Two points, one post:
1. As a former teacher, I lament the loss of school systems that actually teach children how to think; with the advent of No Child Left Behind and a strict adherence to the SOLs (Standards of Learning), we are slowly building generations of young people who have learned how to memorize and regurgitate specific information – nothing more, nothing less. If it’s not on the SOLs, it’s not important. I know that there are still teachers in the field who are fighting the good fight, attempting to teach their students how to think independently and how to learn on their own, and I am incredibly grateful to know that such teachers still exist.
2. Recent news from the education front seems to indicate a trend: traditional higher level education is worth less than it used to be. This might not be the case with more specialized fields, but it holds true in many progressive (read: constantly advancing) job fields. Especially in technical fields like software development (with a never-ending cascade of new programming languages and ever-evolving technology coming down the pipeline), a traditional four year degree may see students graduating from college who have spent obscene amounts of money on a piece of paper that proudly declares that they have a degree in now-outdated languages, technologies and methods.
Those two points being raised, it makes me wonder how well we are equipping future generations to forge a path for themselves. Being of the college-graduate-who-no-longer-utilizes-her-degree category (hello, music education major who changed career paths less than 5 years after graduation), I can say that my college experience was highly beneficial, but more for the experience of learning how to learn, and widening my horizons. It’s still a good idea to go through college if you want to be a teacher, being that it’s one of those more traditional, specialized fields that requires licensure after degree completion.

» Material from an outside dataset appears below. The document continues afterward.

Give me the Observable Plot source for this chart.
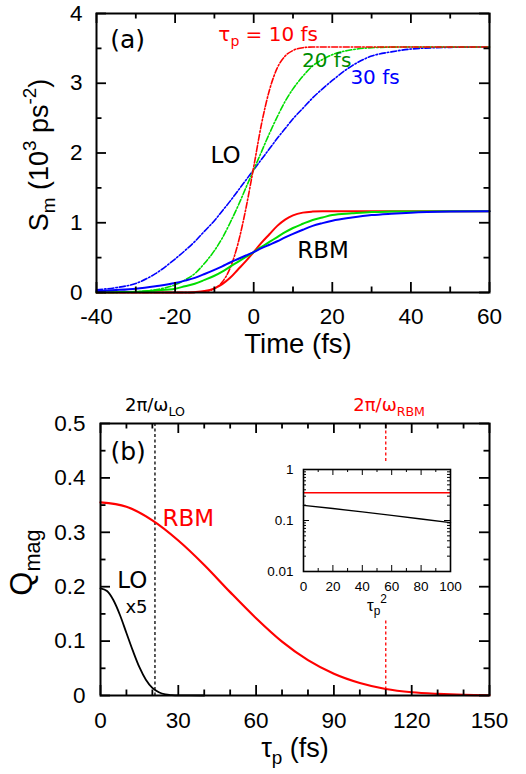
<!DOCTYPE html>
<html><head><meta charset="utf-8">
<script src="https://cdn.jsdelivr.net/npm/d3@7"></script>
<script src="https://cdn.jsdelivr.net/npm/@observablehq/plot@0.6"></script>
<style>
html,body{margin:0;padding:0;background:#fff;}
#fig{position:relative;width:526px;height:774px;overflow:hidden;background:#fff;}
#fig svg{position:absolute;overflow:visible;}
</style></head><body><div id="fig"></div>
<script>
// ---------- Panel (a) data: S_m vs time ----------
const time    = [-40,-35,-30,-25,-20,-17.5,-15,-12.5,-10,-8,-6,-4,-2,0,2,4,6,8,10,12.5,15,17.5,20,25,30,35,40,50,60];
const loRed   = [0,0,0,0,0,0,0.002,0.012,0.055,0.15,0.35,0.70,1.20,1.80,2.42,2.90,3.22,3.39,3.47,3.51,3.52,3.52,3.52,3.52,3.52,3.52,3.52,3.52,3.52];
const loGreen = [0,0.002,0.01,0.04,0.11,0.18,0.27,0.42,0.60,0.78,1.0,1.24,1.50,1.76,2.02,2.28,2.52,2.74,2.92,3.10,3.25,3.34,3.41,3.48,3.51,3.518,3.52,3.52,3.52];
const loBlue  = [0.04,0.07,0.13,0.27,0.48,0.60,0.73,0.88,1.03,1.17,1.31,1.46,1.61,1.76,1.91,2.06,2.21,2.35,2.49,2.64,2.79,2.92,3.04,3.25,3.39,3.45,3.49,3.515,3.52];
const rbmRed  = [0,0,0,0,0,0,0.005,0.02,0.06,0.12,0.21,0.33,0.45,0.58,0.715,0.835,0.955,1.045,1.105,1.145,1.16,1.165,1.165,1.165,1.165,1.165,1.165,1.165,1.165];
const rbmGreen= [0.002,0.005,0.01,0.03,0.055,0.09,0.125,0.18,0.24,0.30,0.37,0.44,0.51,0.58,0.655,0.725,0.795,0.865,0.925,0.985,1.04,1.075,1.11,1.135,1.155,1.16,1.163,1.165,1.165];
const rbmBlue = [0.02,0.035,0.055,0.09,0.135,0.17,0.21,0.265,0.325,0.375,0.43,0.48,0.53,0.58,0.635,0.685,0.735,0.79,0.84,0.90,0.955,0.995,1.03,1.075,1.11,1.13,1.145,1.16,1.165];
const xMajorA = [-40,-20,0,20,40,60];
const xMinorA = [-30,-10,10,30,50];
const yMajorA = [0,1,2,3,4];
const yMinorA = [0.5,1.5,2.5,3.5];

// ---------- Panel (b) data: Q_mag vs tau_p ----------
const tauLO   = [0,2.5,5,7.5,10,12.5,15,17.5,20,22.5,25,27.5,30,40];
const qLOx5   = [0.197,0.192,0.175,0.148,0.115,0.082,0.052,0.029,0.014,0.006,0.002,0.0007,0.0002,0];
const tauRBM  = [0,10,20,30,40,50,60,70,80,90,100,110,120,130,140,150];
const qRBM    = [0.355,0.347,0.322,0.285,0.240,0.190,0.142,0.099,0.065,0.040,0.023,0.012,0.006,0.003,0.0012,0.0005];
const periodLO  = 21;
const periodRBM = 110;
const redGuideSpans = [[0.43,0.5],[0,0.138]];
const xMajorB = [0,30,60,90,120,150];
const xMinorB = [10,20,40,50,70,80,100,110,130,140];
const yMajorB = [0,0.1,0.2,0.3,0.4,0.5];
const yMinorB = [0.05,0.15,0.25,0.35,0.45];

// ---------- Inset data ----------
const tauSq     = [0,20,40,60,80,100];
const insetRBM  = [0.35,0.35,0.35,0.35,0.35,0.35];
const insetLO   = [0.198,0.172,0.147,0.126,0.107,0.091];
const xMajorI = [0,20,40,60,80,100];
const xMinorI = [10,30,50,70,90];
const yMajorI = [0.01,0.1,1];
const yMinorI = [0.02,0.03,0.04,0.05,0.06,0.07,0.08,0.09,0.2,0.3,0.4,0.5,0.6,0.7,0.8,0.9];

const rows = (xs, ys) => xs.map((x, i) => ({x, y: ys[i]}));
const SANS = "Liberation Sans";
const DEJA = "DejaVu Sans";
const RED = "#ff0000", GREEN = "#00dd00", BLUE = "#0000ff", DKGREEN = "#008c00";

function frameTicks(xMaj, xMin, yMaj, yMin, innerW, innerH, majLen, minLen, sw) {
  const o = {stroke: "black", strokeWidth: sw};
  return [
    Plot.tickX(xMaj, {x: d => d, insetTop: innerH - majLen, ...o}),
    Plot.tickX(xMaj, {x: d => d, insetBottom: innerH - majLen, ...o}),
    Plot.tickX(xMin, {x: d => d, insetTop: innerH - minLen, ...o}),
    Plot.tickX(xMin, {x: d => d, insetBottom: innerH - minLen, ...o}),
    Plot.tickY(yMaj, {y: d => d, insetRight: innerW - majLen, ...o}),
    Plot.tickY(yMaj, {y: d => d, insetLeft: innerW - majLen, ...o}),
    Plot.tickY(yMin, {y: d => d, insetRight: innerW - minLen, ...o}),
    Plot.tickY(yMin, {y: d => d, insetLeft: innerW - minLen, ...o})
  ];
}

// turn "_{..}" / "^{..}" markup in text into real sub/superscript tspans
function richify(svg) {
  const NS = "http://www.w3.org/2000/svg";
  svg.querySelectorAll("text").forEach(el => {
    const s = el.textContent;
    if (!/[_^]\{/.test(s)) return;
    const fs = parseFloat(getComputedStyle(el).fontSize) || 16;
    while (el.firstChild) el.removeChild(el.firstChild);
    const re = /([_^])\{([^}]*)\}/g; let last = 0, m; const parts = [];
    while ((m = re.exec(s))) {
      if (m.index > last) parts.push(["", s.slice(last, m.index)]);
      parts.push([m[1], m[2]]); last = re.lastIndex;
    }
    if (last < s.length) parts.push(["", s.slice(last)]);
    let cur = 0;
    for (const [k, t] of parts) {
      const off = k === "_" ? 0.28 * fs : k === "^" ? -0.42 * fs : 0;
      const ts = document.createElementNS(NS, "tspan");
      ts.setAttribute("dy", (off - cur).toFixed(2));
      if (k) ts.setAttribute("font-size", (0.7 * fs).toFixed(2));
      ts.textContent = t;
      el.appendChild(ts);
      cur = off;
    }
  });
}

const fig = document.getElementById("fig");
const dashDot = "6,2,1.5,2";

// ---------- Panel (a) ----------
const WA = 526, HA = 370, mlA = 96, mrA = 37, mtA = 13, mbA = 78;
const plotA = Plot.plot({
  width: WA, height: HA, marginLeft: mlA, marginRight: mrA, marginTop: mtA, marginBottom: mbA,
  x: {domain: [-40, 60], axis: null},
  y: {domain: [0, 4], axis: null},
  style: {background: "transparent", overflow: "visible", fontFamily: SANS},
  marks: [
    Plot.line(rows(time, loBlue), {x: "x", y: "y", stroke: BLUE, strokeWidth: 1.6, strokeDasharray: dashDot, curve: "monotone-x"}),
    Plot.line(rows(time, loGreen), {x: "x", y: "y", stroke: GREEN, strokeWidth: 1.6, strokeDasharray: dashDot, curve: "monotone-x"}),
    Plot.line(rows(time, loRed), {x: "x", y: "y", stroke: RED, strokeWidth: 1.6, strokeDasharray: dashDot, curve: "monotone-x"}),
    Plot.line(rows(time, rbmRed), {x: "x", y: "y", stroke: RED, strokeWidth: 2, curve: "monotone-x"}),
    Plot.line(rows(time, rbmGreen), {x: "x", y: "y", stroke: GREEN, strokeWidth: 2, curve: "monotone-x"}),
    Plot.line(rows(time, rbmBlue), {x: "x", y: "y", stroke: BLUE, strokeWidth: 2, curve: "monotone-x"}),
    ...frameTicks(xMajorA, xMinorA, yMajorA, yMinorA, WA - mlA - mrA, HA - mtA - mbA, 10, 5.5, 1.8),
    Plot.frame({stroke: "black", strokeWidth: 2}),
    Plot.text(xMajorA, {x: d => d, text: d => String(d), frameAnchor: "bottom", lineAnchor: "bottom", dy: 31, fontSize: 22.5}),
    Plot.text(yMajorA, {y: d => d, text: d => String(d), frameAnchor: "left", textAnchor: "end", dx: -14, fontSize: 22.5}),
    Plot.text(["Time (fs)"], {frameAnchor: "bottom", textAnchor: "middle", lineAnchor: "bottom", dy: 60, dx: 5, fontSize: 27.5}),
    Plot.text(["S_{m} (10^{3} ps^{-2})"], {x: -40, y: 2, textAnchor: "middle", rotate: -90, lineAnchor: "bottom", dx: -49, dy: 2, fontSize: 27}),
    Plot.text(["(a)"], {x: -36.5, y: 3.51, textAnchor: "start", lineAnchor: "bottom", fontSize: 25, fontFamily: DEJA}),
    Plot.text(["τ_{p} = 10 fs"], {x: -9.0, y: 3.61, textAnchor: "start", lineAnchor: "bottom", fontSize: 20, fontFamily: DEJA, fill: RED}),
    Plot.text(["20 fs"], {x: 12.3, y: 3.23, textAnchor: "start", lineAnchor: "bottom", fontSize: 20, fontFamily: DEJA, fill: DKGREEN}),
    Plot.text(["30 fs"], {x: 24.6, y: 2.99, textAnchor: "start", lineAnchor: "bottom", fontSize: 20, fontFamily: DEJA, fill: BLUE}),
    Plot.text(["LO"], {x: -11.0, y: 1.86, textAnchor: "start", lineAnchor: "bottom", fontSize: 23, fontFamily: DEJA}),
    Plot.text(["RBM"], {x: 11.1, y: 0.50, textAnchor: "start", lineAnchor: "bottom", fontSize: 23, fontFamily: DEJA})
  ]
});
plotA.style.left = "0px"; plotA.style.top = "0px";
fig.appendChild(plotA);

// ---------- Panel (b) ----------
const WB = 526, HB = 404, mlB = 100, mrB = 37, mtB = 53, mbB = 79;
const plotB = Plot.plot({
  width: WB, height: HB, marginLeft: mlB, marginRight: mrB, marginTop: mtB, marginBottom: mbB,
  x: {domain: [0, 150], axis: null},
  y: {domain: [0, 0.5], axis: null},
  style: {background: "transparent", overflow: "visible", fontFamily: SANS},
  marks: [
    Plot.ruleX([periodLO], {x: d => d, stroke: "black", strokeWidth: 1.3, strokeDasharray: "3,2.5"}),
    Plot.ruleX(redGuideSpans, {x: () => periodRBM, y1: d => d[0], y2: d => d[1], stroke: RED, strokeWidth: 1.3, strokeDasharray: "3,2.5"}),
    Plot.line(rows(tauLO, qLOx5), {x: "x", y: "y", stroke: "black", strokeWidth: 1.8, curve: "monotone-x"}),
    Plot.line(rows(tauRBM, qRBM), {x: "x", y: "y", stroke: RED, strokeWidth: 2.2, curve: "monotone-x"}),
    ...frameTicks(xMajorB, xMinorB, yMajorB, yMinorB, WB - mlB - mrB, HB - mtB - mbB, 10, 5.5, 1.8),
    Plot.frame({stroke: "black", strokeWidth: 2}),
    Plot.text(xMajorB, {x: d => d, text: d => String(d), frameAnchor: "bottom", lineAnchor: "bottom", dy: 32, fontSize: 22.5}),
    Plot.text(yMajorB, {y: d => d, text: d => String(d), frameAnchor: "left", textAnchor: "end", dx: -15, fontSize: 22.5}),
    Plot.text(["τ_{p} (fs)"], {frameAnchor: "bottom", textAnchor: "middle", lineAnchor: "bottom", dy: 61, fontSize: 27}),
    Plot.text(["Q_{mag}"], {x: 0, y: 0.25, textAnchor: "middle", rotate: -90, lineAnchor: "bottom", dx: -69, dy: 3, fontSize: 31}),
    Plot.text(["(b)"], {x: 3.85, y: 0.4325, textAnchor: "start", lineAnchor: "bottom", fontSize: 25, fontFamily: DEJA}),
    Plot.text(["RBM"], {x: 23.9, y: 0.311, textAnchor: "start", lineAnchor: "bottom", fontSize: 23, fontFamily: DEJA, fill: RED}),
    Plot.text(["LO"], {x: 6.5, y: 0.1976, textAnchor: "start", lineAnchor: "bottom", fontSize: 23, fontFamily: DEJA}),
    Plot.text(["x5"], {x: 9.6, y: 0.152, textAnchor: "start", lineAnchor: "bottom", fontSize: 18, fontFamily: DEJA}),
    Plot.text(["2π/ω_{LO}"], {x: periodLO, y: 0.5226, textAnchor: "middle", lineAnchor: "bottom", fontSize: 18, fontFamily: DEJA}),
    Plot.text(["2π/ω_{RBM}"], {x: periodRBM + 1.3, y: 0.5226, textAnchor: "middle", lineAnchor: "bottom", fontSize: 18, fontFamily: DEJA, fill: RED})
  ]
});
plotB.style.left = "0px"; plotB.style.top = "370px";
fig.appendChild(plotB);

// ---------- Inset ----------
const WI = 207, HI = 162, mlI = 40, mrI = 20, mtI = 10, mbI = 50;
const plotI = Plot.plot({
  width: WI, height: HI, marginLeft: mlI, marginRight: mrI, marginTop: mtI, marginBottom: mbI,
  x: {domain: [0, 100], axis: null},
  y: {type: "log", domain: [0.01, 1], axis: null},
  style: {background: "transparent", overflow: "visible", fontFamily: SANS},
  marks: [
    Plot.line(rows(tauSq, insetRBM), {x: "x", y: "y", stroke: RED, strokeWidth: 1.3}),
    Plot.line(rows(tauSq, insetLO), {x: "x", y: "y", stroke: "black", strokeWidth: 1.3}),
    ...frameTicks(xMajorI, xMinorI, yMajorI, yMinorI, WI - mlI - mrI, HI - mtI - mbI, 6, 3, 1),
    Plot.frame({stroke: "black", strokeWidth: 1.6}),
    Plot.text(xMajorI, {x: d => d, text: d => String(d), frameAnchor: "bottom", lineAnchor: "bottom", dy: 19, fontSize: 13.5}),
    Plot.text(yMajorI, {y: d => d, text: d => String(d), frameAnchor: "left", textAnchor: "end", dx: -10, fontSize: 13.5}),
    Plot.text(["τ_{p}^{2}"], {frameAnchor: "bottom", textAnchor: "middle", lineAnchor: "bottom", dy: 39, fontSize: 17})
  ]
});
plotI.style.left = "263px"; plotI.style.top = "459px";
fig.appendChild(plotI);

[plotA, plotB, plotI].forEach(richify);
</script></body></html>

That being said, when I decided to switch directions, I chose to go a more vocational route. I looked at grad school as an option, but realized that as an aspiring digital designer, by the time I completed the program I would not only be broke (and very much in debt), but I would have invested my time and money into learning that was cutting edge a decade ago. Not so great as investments go!
So, what’s the answer? Good question.
Live as if you were to die tomorrow. Learn as if you were to live forever.” ~ Gandhi
Many of my amazing colleagues in the design and development fields are self-taught. These folks have made the decision to invest in themselves in a less traditional manner, by jumping in and learning as they go as opposed to spending years chained to one institution or one course of study. Many of them have made a name for themselves along the way, carving new paths as they moved forward – not being molded by any one brand of teacher or academy, they are less stifled by other people’s methods and thereby more likely to be unique.
Personally, I have made it one of my goals to invest in myself and my business this year. I spent the first year-plus concentrating so hard on finishing up my last two semesters, focusing on clients and exterior projects that I never left time for myself. Reason number one I had a less than stellar website during that period of time? You guessed it!
Starting this past spring with my site redesign, and continuing into the foreseeable future, I’m changing that pattern. It took a while, but I finally came to the realization that it’s a win-win situation; I’m learning more and becoming better at everything I do, which benefits not only me, but my clients as well.
Coming full circle to my point about our youngest generations never being taught how to learn, I really want there to be a vector change in that situation. Without early education, it makes it incredibly difficult for these students to make the investment in themselves later in life.
But… maybe I’m wrong, and maybe these kids will be the first generation to really teach themselves starting from a younger age. With the wealth of information readily available at our fingertips, it’s possible to learn without a teacher, outside the establishment. Let’s hope that as education undergoes a massive transformation, we don’t lose our students in the wake.
As for me, I’ll be here in my little corner of the world, drinking in the world around me; always learning.